Это было весной 1918 г. Челябинск находился во власти колчаковских войск. Во власти войск Учредительного Собрания. Войска эти очень сильно нажимали на наши красногвардейские отряды, которые хорошо умели умирать, но плохо сражаться. Фактически всем направлением Екатеринбург—Челябинск командовал Мрачковский.[42] Рабочий, старый большевик, прошедший школу подполья, тюрем, ссылок. С красногвардейцами, большей частью рабочими, плохо владеющими оружием, и почти при полном отсутствии офицерского состава дрался с хорошо организованной офицерской армией.

Этот период борьбы был периодом борьбы добровольцев с той и другой стороны. И в плен не брали, да и не сдавались: драка была жестокой, беспощадной.
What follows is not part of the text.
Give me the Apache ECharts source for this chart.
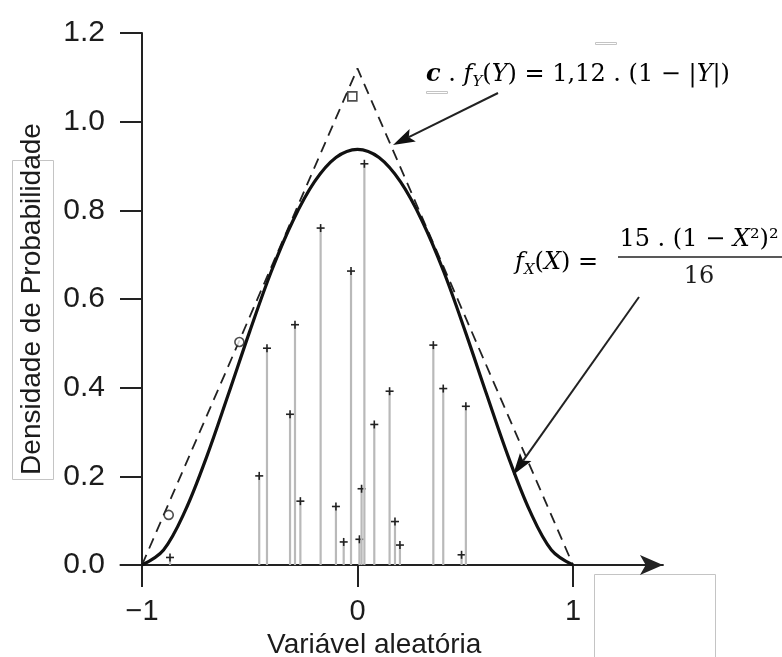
<!DOCTYPE html>
<html><head><meta charset="utf-8">
<script src="https://cdn.jsdelivr.net/npm/echarts@6/dist/echarts.min.js"></script>
<style>html,body{margin:0;padding:0;background:#fff}#c{width:782px;height:657px}</style>
</head><body><div id="c"></div>
<script>
// ---- data ----
const xTickValues = [-1, 0, 1];
const xTickLabels = ['−1', '0', '1'];
const yTickLabels = ['0.0', '0.2', '0.4', '0.6', '0.8', '1.0', '1.2'];

// sampled candidates (stems)
const sampleX = [-0.870, -0.456, -0.420, -0.313, -0.290, -0.265, -0.171, -0.100, -0.064, -0.030,
                 0.009, 0.019, 0.032, 0.078, 0.149, 0.174, 0.197, 0.352, 0.398, 0.483, 0.503];
const sampleY = [0.017, 0.201, 0.489, 0.340, 0.542, 0.144, 0.760, 0.132, 0.052, 0.663,
                 0.058, 0.172, 0.905, 0.317, 0.392, 0.098, 0.045, 0.496, 0.398, 0.023, 0.358];

// target density f_X (solid curve)
const targetX = [-1, -0.9, -0.8, -0.7, -0.6, -0.5, -0.4, -0.3, -0.2, -0.1, 0,
                 0.1, 0.2, 0.3, 0.4, 0.5, 0.6, 0.7, 0.8, 0.9, 1];
const targetY = [0, 0.034, 0.122, 0.244, 0.384, 0.527, 0.662, 0.776, 0.864, 0.919, 0.9375,
                 0.919, 0.864, 0.776, 0.662, 0.527, 0.384, 0.244, 0.122, 0.034, 0];

// envelope c.f_Y (dashed)
const envelopeX = [-1, 0, 1];
const envelopeY = [0, 1.12, 0];

// open markers
const circleX = [-0.876, -0.548];
const circleY = [0.113, 0.503];
const squareX = [-0.024];
const squareY = [1.057];

const zip = (a, b) => a.map((v, i) => [v, b[i]]);

const FONT = '"Liberation Sans", Arial, Helvetica, sans-serif';
const MATH = '"DejaVu Serif", "Liberation Serif", serif';
const INK = '#1c1c1c';

function arrow(x1, y1, x2, y2) {
  const dx = x2 - x1, dy = y2 - y1, L = Math.hypot(dx, dy);
  const ux = dx / L, uy = dy / L, px = -uy, py = ux;
  const hl = 22, hw = 7;
  const bx = x2 - ux * hl, by = y2 - uy * hl;
  const nx = x2 - ux * hl * 0.8, ny = y2 - uy * hl * 0.8;
  return [
    { type: 'line', shape: { x1: x1, y1: y1, x2: nx, y2: ny }, style: { stroke: '#222', lineWidth: 2 }, z: 50 },
    { type: 'polygon', shape: { points: [[x2, y2], [bx + px * hw, by + py * hw], [nx, ny], [bx - px * hw, by - py * hw]] },
      style: { fill: '#111' }, z: 50 }
  ];
}

const FS = 24;
const mainRich = {
  n: { fontFamily: MATH, fontSize: FS, color: INK, lineHeight: 30 },
  i: { fontFamily: MATH, fontSize: FS, fontStyle: 'italic', color: INK, lineHeight: 30 },
  b: { fontFamily: MATH, fontSize: FS, fontStyle: 'italic', fontWeight: 'bold', color: INK, lineHeight: 30 },
  s: { fontFamily: MATH, fontSize: 15, fontStyle: 'italic', color: INK, lineHeight: 30, verticalAlign: 'bottom', padding: [10, 0, 0, 0] }
};

const chart = echarts.init(document.getElementById('c'), null, { renderer: 'canvas' });
chart.setOption({
  animation: false,
  backgroundColor: '#fff',
  grid: { left: 120.45, top: 33, width: 542.5, height: 532, containLabel: false, outerBoundsMode: 'none' },
  xAxis: {
    type: 'value', min: -1.1, max: 1.4176,
    name: 'Variável aleatória', nameLocation: 'middle', nameGap: 60,
    nameTextStyle: { fontFamily: FONT, fontSize: 28, color: INK, padding: [0, 35, 0, 0] },
    axisLine: { show: true, onZero: false, lineStyle: { color: '#222', width: 2 },
                symbol: ['none', 'arrow'], symbolSize: [15, 23] },
    axisTick: { show: true, length: 22, customValues: xTickValues, lineStyle: { color: '#222', width: 2 } },
    axisLabel: { customValues: xTickValues, margin: 32, fontFamily: FONT, fontSize: 29, color: INK,
                 formatter: v => xTickLabels[xTickValues.indexOf(Math.round(v))] },
    splitLine: { show: false }
  },
  yAxis: {
    type: 'value', min: 0, max: 1.2, interval: 0.2, offset: -21.55,
    name: 'Densidade de Probabilidade', nameLocation: 'middle', nameGap: 96, nameRotate: 90,
    nameTextStyle: { fontFamily: FONT, fontSize: 28, color: INK },
    axisLine: { show: true, onZero: false, lineStyle: { color: '#222', width: 2 } },
    axisTick: { show: true, length: 22, lineStyle: { color: '#222', width: 2 } },
    axisLabel: { margin: 37, fontFamily: FONT, fontSize: 30, color: INK,
                 formatter: v => yTickLabels[Math.round(v / 0.2)] },
    splitLine: { show: false }
  },
  series: [
    {
      type: 'custom', z: 2, data: zip(sampleX, sampleY),
      renderItem: (params, api) => {
        const x = api.value(0), y = api.value(1);
        const b = api.coord([x, 0]), t = api.coord([x, y]);
        return { type: 'group', children: [
          { type: 'line', shape: { x1: b[0], y1: b[1], x2: t[0], y2: t[1] }, style: { stroke: '#b9b9b9', lineWidth: 2.2 } },
          { type: 'line', shape: { x1: t[0] - 4, y1: t[1], x2: t[0] + 4, y2: t[1] }, style: { stroke: '#222', lineWidth: 1.6 } },
          { type: 'line', shape: { x1: t[0], y1: t[1] - 4, x2: t[0], y2: t[1] + 4 }, style: { stroke: '#222', lineWidth: 1.6 } }
        ] };
      }
    },
    {
      type: 'line', z: 3, data: zip(envelopeX, envelopeY), showSymbol: false,
      lineStyle: { color: '#222', width: 1.8, type: [11, 7] }
    },
    {
      type: 'line', z: 4, data: zip(targetX, targetY), smooth: 0.35, showSymbol: false,
      lineStyle: { color: '#111', width: 3.2 }
    },
    {
      type: 'scatter', z: 5, data: zip(circleX, circleY), symbol: 'circle', symbolSize: 9,
      itemStyle: { color: '#fff', borderColor: '#222', borderWidth: 1.6 }
    },
    {
      type: 'scatter', z: 5, data: zip(squareX, squareY), symbol: 'rect', symbolSize: 9,
      itemStyle: { color: '#fff', borderColor: '#222', borderWidth: 1.6 }
    }
  ],
  graphic: [
    // box around y-axis title and bottom-right box
    { type: 'rect', shape: { x: 12.5, y: 160.5, width: 41, height: 319 }, style: { fill: 'none', stroke: '#c4c4c4', lineWidth: 1 }, z: 0 },
    { type: 'rect', shape: { x: 594.5, y: 574.5, width: 121, height: 100 }, style: { fill: 'none', stroke: '#c4c4c4', lineWidth: 1 }, z: 0 },
    // tiny grey marks
    { type: 'rect', shape: { x: 595.5, y: 42.5, width: 21, height: 2 }, style: { fill: 'none', stroke: '#c4c4c4', lineWidth: 1 }, z: 0 },
    { type: 'rect', shape: { x: 426.5, y: 91.5, width: 21, height: 2 }, style: { fill: 'none', stroke: '#c4c4c4', lineWidth: 1 }, z: 0 },
    // equation 1
    { type: 'text', x: 426, y: 75, z: 60,
      style: { text: '{b|c}{n| . }{i|f}{s|Y}{n|(}{i|Y}{n|) = 1,12 . (1 − |}{i|Y}{n||)}', rich: mainRich,
               verticalAlign: 'middle', align: 'left' } },
    // equation 2
    { type: 'text', x: 515, y: 263, z: 60,
      style: { text: '{i|f}{s|X}{n|(}{i|X}{n|) =}', rich: mainRich, verticalAlign: 'middle', align: 'left' } },
    { type: 'text', x: 699, y: 240, z: 60,
      style: { text: '{n|15 . (1 − }{i|X}{n|²)²}', rich: mainRich, verticalAlign: 'middle', align: 'center' } },
    { type: 'line', shape: { x1: 618, y1: 257, x2: 782, y2: 257 }, style: { stroke: '#222', lineWidth: 1.5 }, z: 60 },
    { type: 'text', x: 699, y: 277, z: 60,
      style: { text: '16', fontFamily: MATH, fontSize: FS, fill: INK, verticalAlign: 'middle', align: 'center' } },
    ...arrow(498, 93, 393, 145),
    ...arrow(639, 297, 513, 475)
  ]
});
</script>
</body></html>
Межнациональные войны не знают такого ожесточения.

Особенно жестоко поступали с теми комиссарами, которые почему-то не смогли покончить с собой, и их схватывали живыми. Самая разнузданная жестокая фантазия заплечных дел мастеров не может придумать ничего более жестокого, чем те пытки, которым подвергали комиссаров. Здесь все было: вырезывание ремней на спине, загоняли под ногти деревянные шпильки, выпускали кишки и приколачивали их к дереву и в то же время, подгоняя раскаленным железом, заставляли бегать вокруг дерева, выматывая их из себя.

И не только комиссаров, но и жен их. В тех местах, где побывала нога белых банд, и если им попадалась семья комиссара, то они ее не расстреливали, нет, а замучивали в пытках.

И не только коммунистов, а достаточно, если им попал мужичок, крестьянин, председатель комитета деревенской бедноты, чтобы ему придумать мучительнейшую из смертей, вроде того, что его зарывали измученного, истерзанного всеми видами пыток и побоев, но еще вполне живого.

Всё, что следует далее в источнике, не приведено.